The rational expectations model says that the market has to understand what the central bank is doing. The market understands what the central bank is doing, in part and maybe even mostly, through inferences from observed central bank actions—how we set the federal funds rate. But the communications strategy can deepen the market’s understanding of what we’re doing and why we’re doing it, and that helps to produce a better equilibrium. That’s the reason to be as open and forthright as possible.
Earlier, you mentioned inflation targeting. Is the announcement of an inflation target being hamstrung and hung up by concern about the Federal Reserve’s dual mandate?
Probably. I think that, putting political pressures, which are real, aside, it’s possible to explain all this easily within the framework of the dual mandate (see explanation). If you look back in history, you see that the largest problems on the employment front have come from inflation and price instability. You look at deflation during the Great Depression, the biggest economic disaster in U.S. history by far, and then you look at the ’60s and ’70s, when inflation was rising, the business cycle fluctuations became more extreme, and the average rate of unemployment rose—and I don’t think it’s an accident that price-level stability and employment levels are connected. So, we ought to be able to explain that achieving sustained, high and stable employment requires inflation stability. We can assist in maintaining inflation stability if we have great clarity as to the objective. That’s an argument that I believe and that I’ve made in some of my speeches. And I don’t see any reason why the FOMC shouldn’t adopt that as its official view.
Switching to an issue that brought a lot of attention to you a few years ago: government-sponsored enterprises (GSEs) like Fannie Mae and Freddie Mac. You made a speech in March of 2003 (page 12) in which you questioned the long-term financial viability of these agencies. Where does this issue stand today?
That speech caused a little stir. I don’t think anything constructive by way of reform has happened since. I don’t take credit for disclosing the accounting irregularities, but when I look back, is there something I wish I had said or not said? The answer is no. One of the reasons I went down that track is that I have a vivid memory when I was at the Council of Economic Advisers in Washington. We had many discussions and were all very well aware of the problems being covered up in the savings and loan industry. That experience led me to rather deep regret that I had not raised that issue publicly. I might not have been in a position to do it because it was a very politically difficult issue, and many people were trying to cover it up, sweep it under the rug and ignore it. But I wish I would have somehow found a way to raise that issue and improve public consciousness. If I had been able to do that in 1982 or 1983, and if there had been some earlier action, it might have saved taxpayers quite a bit of money. It probably wouldn’t have made any difference, but I would have felt better.
So, part of the reason that I did push the GSE issue was a feeling that I was in a position to understand the issue and the potential gravity of it. And that’s exactly what an office like this is for.

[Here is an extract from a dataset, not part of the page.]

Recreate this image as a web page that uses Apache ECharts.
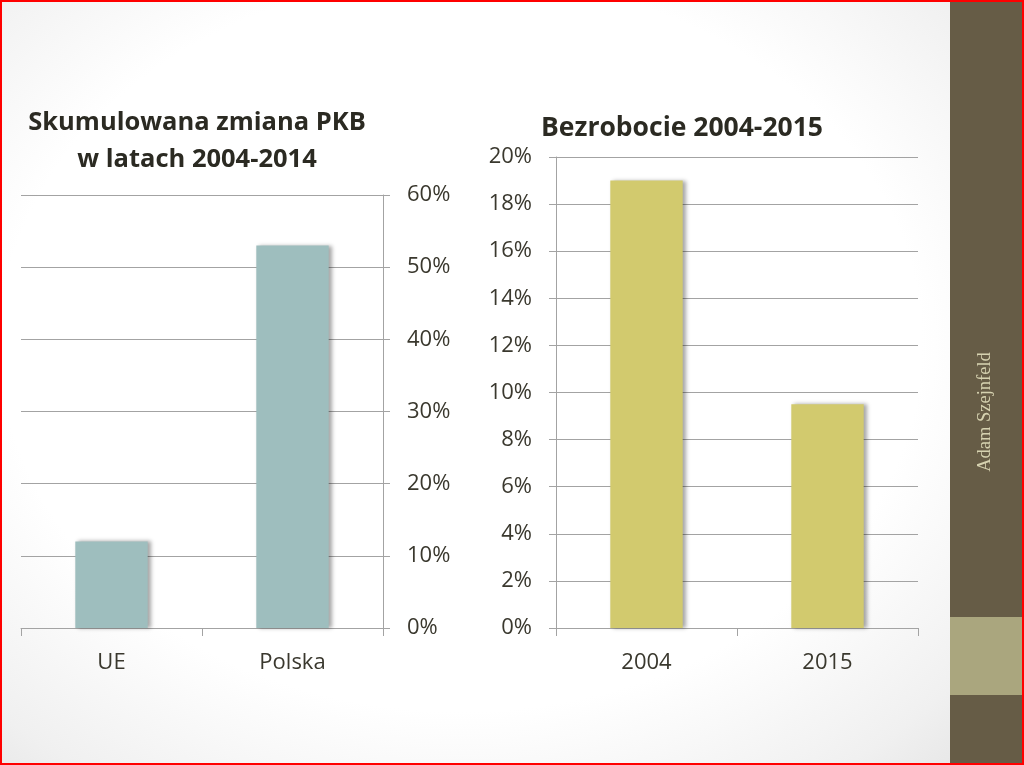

I have an audience simply by virtue of speaking from this office that I would not have had as a Brown University professor; so, why not? That’s consistent with my predecessors. That’s what Darryl Francis did. (See sidebar.) He went out campaigning about the inflation issue and about monetary policy. He did not change policy at the time, but I think he had very substantial long-run influence on the national debate and on the Federal Reserve System. He had much more impact on dealing with monetary policy issues than I have had to date on the GSE issue.